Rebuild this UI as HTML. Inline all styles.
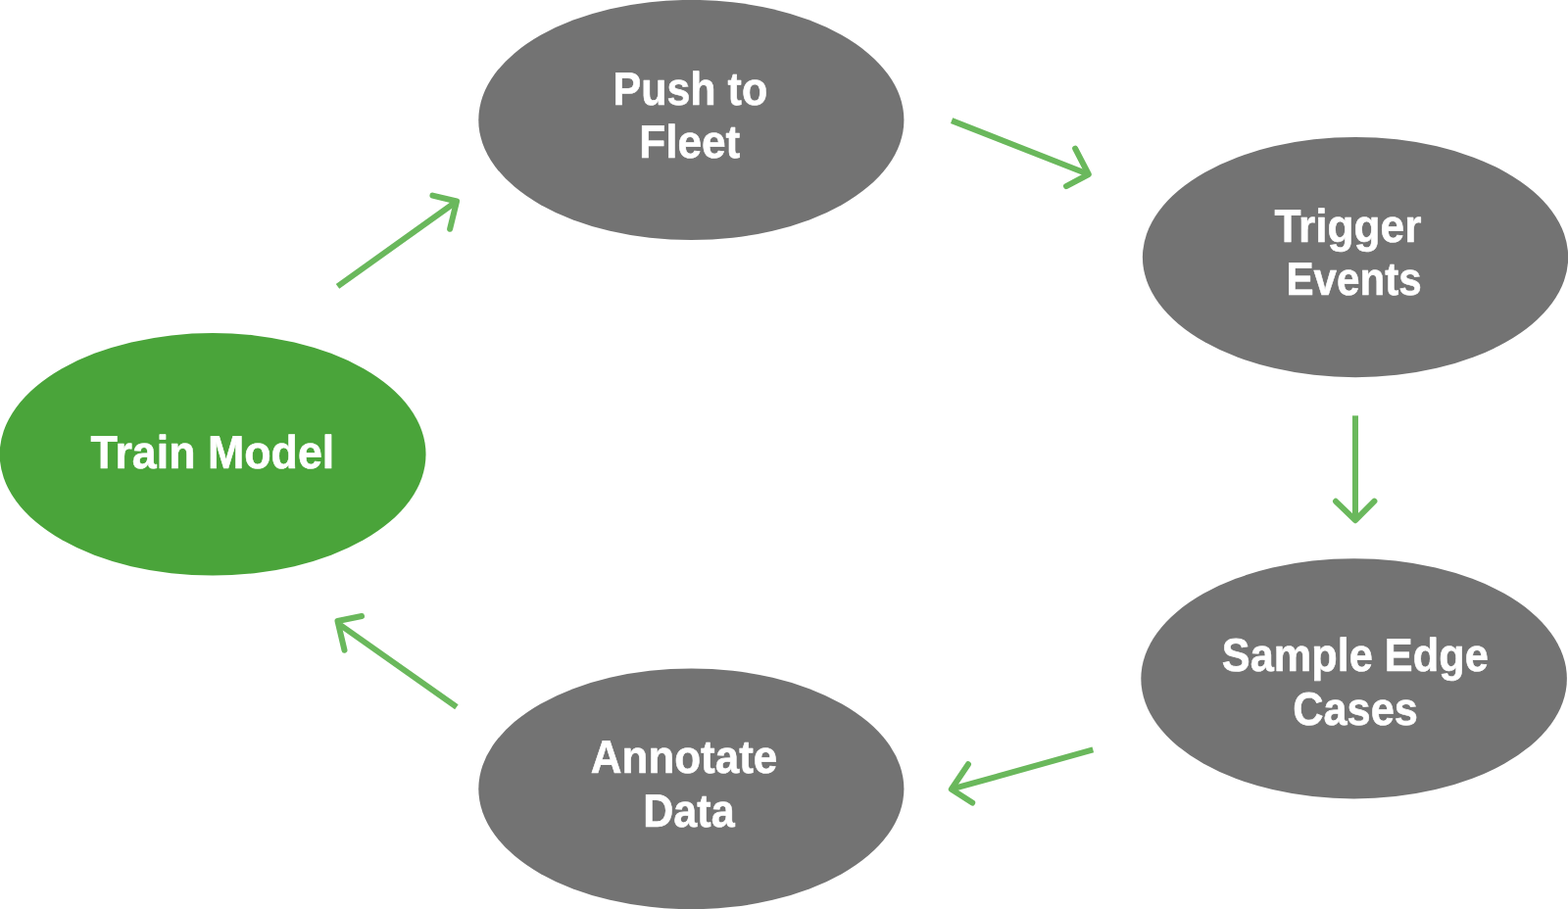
<!DOCTYPE html>
<html lang="en">
<head>
<meta charset="utf-8">
<title>Data engine loop</title>
<style>
  html, body { margin: 0; padding: 0; background: #ffffff; }
  body { width: 1600px; height: 928px; overflow: hidden; }
  svg { display: block; will-change: transform; }
  .node-label {
    font-family: "Liberation Sans", Arial, Helvetica, sans-serif;
    font-weight: 700;
    font-size: 47.45px;
    fill: #ffffff;
    stroke: #ffffff;
    stroke-width: 0.6;
    stroke-linejoin: round;
    text-rendering: geometricPrecision;
  }
  .gray { fill: #737373; }
  .green { fill: #4aa43a; }
  .arrow path { fill: none; stroke: #6ab85c; stroke-width: 6; }
  .arrow .shaft { stroke-linecap: butt; }
  .arrow .head { stroke-linecap: round; stroke-linejoin: round; }
</style>
</head>
<body>
<svg width="1600" height="928" viewBox="0 0 1600 928" role="img" aria-label="Data engine loop diagram">
  <rect x="0" y="0" width="1600" height="928" fill="#ffffff"/>

  <!-- Push to Fleet -->
  <g class="node">
    <ellipse class="gray" cx="705.35" cy="122.5" rx="217.05" ry="122.6"/>
    <text class="node-label" transform="translate(625.44 107) scale(0.9068 1)" x="0" y="0">Push to</text>
    <text class="node-label" transform="translate(652.17 161) scale(0.9314 1)" x="0" y="0">Fleet</text>
  </g>

  <!-- Trigger Events -->
  <g class="node">
    <ellipse class="gray" cx="1383.05" cy="262.6" rx="217.15" ry="122.6"/>
    <text class="node-label" transform="translate(1300.42 247) scale(0.9326 1)" x="0" y="0">Trigger</text>
    <text class="node-label" transform="translate(1312.44 301) scale(0.8885 1)" x="0" y="0">Events</text>
  </g>

  <!-- Train Model -->
  <g class="node">
    <ellipse class="green" cx="217.1" cy="463.8" rx="217.45" ry="123.8"/>
    <text class="node-label" transform="translate(92.60 478) scale(0.9432 1)" x="0" y="0">Train Model</text>
  </g>

  <!-- Sample Edge Cases -->
  <g class="node">
    <ellipse class="gray" cx="1381.6" cy="692.8" rx="217.3" ry="122.6"/>
    <text class="node-label" transform="translate(1246.87 685) scale(0.9125 1)" x="0" y="0">Sample Edge</text>
    <text class="node-label" transform="translate(1319.25 740) scale(0.9128 1)" x="0" y="0">Cases</text>
  </g>

  <!-- Annotate Data -->
  <g class="node">
    <ellipse class="gray" cx="705.35" cy="805.35" rx="217.05" ry="122.85"/>
    <text class="node-label" transform="translate(602.80 789) scale(0.9264 1)" x="0" y="0">Annotate</text>
    <text class="node-label" transform="translate(656.23 844) scale(0.9081 1)" x="0" y="0">Data</text>
  </g>

  <!-- arrow: Train Model to Push to Fleet -->
  <g class="arrow">
    <path class="shaft" d="M344.50 292.40 L466.05 205.50"/>
    <path class="head" d="M441.45 199.55 L466.05 205.50 L459.10 233.80"/>
  </g>

  <!-- arrow: Push to Fleet to Trigger Events -->
  <g class="arrow">
    <path class="shaft" d="M971.10 123.10 L1110.80 178.00"/>
    <path class="head" d="M1097.15 151.70 L1110.80 178.00 L1088.05 190.10"/>
  </g>

  <!-- arrow: Trigger Events to Sample Edge Cases -->
  <g class="arrow">
    <path class="shaft" d="M1383.00 424.35 L1383.00 531.20"/>
    <path class="head" d="M1363.00 511.80 L1383.00 531.20 L1402.40 511.70"/>
  </g>

  <!-- arrow: Sample Edge Cases to Annotate Data -->
  <g class="arrow">
    <path class="shaft" d="M1115.30 765.40 L970.80 805.70"/>
    <path class="head" d="M988.00 780.20 L970.80 805.70 L992.20 819.60"/>
  </g>

  <!-- arrow: Annotate Data to Train Model -->
  <g class="arrow">
    <path class="shaft" d="M465.90 721.80 L347.00 637.89"/>
    <path class="head" d="M369.05 629.00 L344.50 633.95 L351.50 663.80"/>
  </g>

</svg>
</body>
</html>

====

== Exercise ==
Output the material word for word, omitting its pictures.

== Correct response ==
Rebuild this UI as HTML. Inline all styles.
<!DOCTYPE html>
<html lang="en">
<head>
<meta charset="utf-8">
<title>Data engine loop</title>
<style>
  html, body { margin: 0; padding: 0; background: #ffffff; }
  body { width: 1600px; height: 928px; overflow: hidden; }
  svg { display: block; will-change: transform; }
  .node-label {
    font-family: "Liberation Sans", Arial, Helvetica, sans-serif;
    font-weight: 700;
    font-size: 47.45px;
    fill: #ffffff;
    stroke: #ffffff;
    stroke-width: 0.6;
    stroke-linejoin: round;
    text-rendering: geometricPrecision;
  }
  .gray { fill: #737373; }
  .green { fill: #4aa43a; }
  .arrow path { fill: none; stroke: #6ab85c; stroke-width: 6; }
  .arrow .shaft { stroke-linecap: butt; }
  .arrow .head { stroke-linecap: round; stroke-linejoin: round; }
</style>
</head>
<body>
<svg width="1600" height="928" viewBox="0 0 1600 928" role="img" aria-label="Data engine loop diagram">
  <rect x="0" y="0" width="1600" height="928" fill="#ffffff"/>

  <!-- Push to Fleet -->
  <g class="node">
    <ellipse class="gray" cx="705.35" cy="122.5" rx="217.05" ry="122.6"/>
    <text class="node-label" transform="translate(625.44 107) scale(0.9068 1)" x="0" y="0">Push to</text>
    <text class="node-label" transform="translate(652.17 161) scale(0.9314 1)" x="0" y="0">Fleet</text>
  </g>

  <!-- Trigger Events -->
  <g class="node">
    <ellipse class="gray" cx="1383.05" cy="262.6" rx="217.15" ry="122.6"/>
    <text class="node-label" transform="translate(1300.42 247) scale(0.9326 1)" x="0" y="0">Trigger</text>
    <text class="node-label" transform="translate(1312.44 301) scale(0.8885 1)" x="0" y="0">Events</text>
  </g>

  <!-- Train Model -->
  <g class="node">
    <ellipse class="green" cx="217.1" cy="463.8" rx="217.45" ry="123.8"/>
    <text class="node-label" transform="translate(92.60 478) scale(0.9432 1)" x="0" y="0">Train Model</text>
  </g>

  <!-- Sample Edge Cases -->
  <g class="node">
    <ellipse class="gray" cx="1381.6" cy="692.8" rx="217.3" ry="122.6"/>
    <text class="node-label" transform="translate(1246.87 685) scale(0.9125 1)" x="0" y="0">Sample Edge</text>
    <text class="node-label" transform="translate(1319.25 740) scale(0.9128 1)" x="0" y="0">Cases</text>
  </g>

  <!-- Annotate Data -->
  <g class="node">
    <ellipse class="gray" cx="705.35" cy="805.35" rx="217.05" ry="122.85"/>
    <text class="node-label" transform="translate(602.80 789) scale(0.9264 1)" x="0" y="0">Annotate</text>
    <text class="node-label" transform="translate(656.23 844) scale(0.9081 1)" x="0" y="0">Data</text>
  </g>

  <!-- arrow: Train Model to Push to Fleet -->
  <g class="arrow">
    <path class="shaft" d="M344.50 292.40 L466.05 205.50"/>
    <path class="head" d="M441.45 199.55 L466.05 205.50 L459.10 233.80"/>
  </g>

  <!-- arrow: Push to Fleet to Trigger Events -->
  <g class="arrow">
    <path class="shaft" d="M971.10 123.10 L1110.80 178.00"/>
    <path class="head" d="M1097.15 151.70 L1110.80 178.00 L1088.05 190.10"/>
  </g>

  <!-- arrow: Trigger Events to Sample Edge Cases -->
  <g class="arrow">
    <path class="shaft" d="M1383.00 424.35 L1383.00 531.20"/>
    <path class="head" d="M1363.00 511.80 L1383.00 531.20 L1402.40 511.70"/>
  </g>

  <!-- arrow: Sample Edge Cases to Annotate Data -->
  <g class="arrow">
    <path class="shaft" d="M1115.30 765.40 L970.80 805.70"/>
    <path class="head" d="M988.00 780.20 L970.80 805.70 L992.20 819.60"/>
  </g>

  <!-- arrow: Annotate Data to Train Model -->
  <g class="arrow">
    <path class="shaft" d="M465.90 721.80 L347.00 637.89"/>
    <path class="head" d="M369.05 629.00 L344.50 633.95 L351.50 663.80"/>
  </g>

</svg>
</body>
</html>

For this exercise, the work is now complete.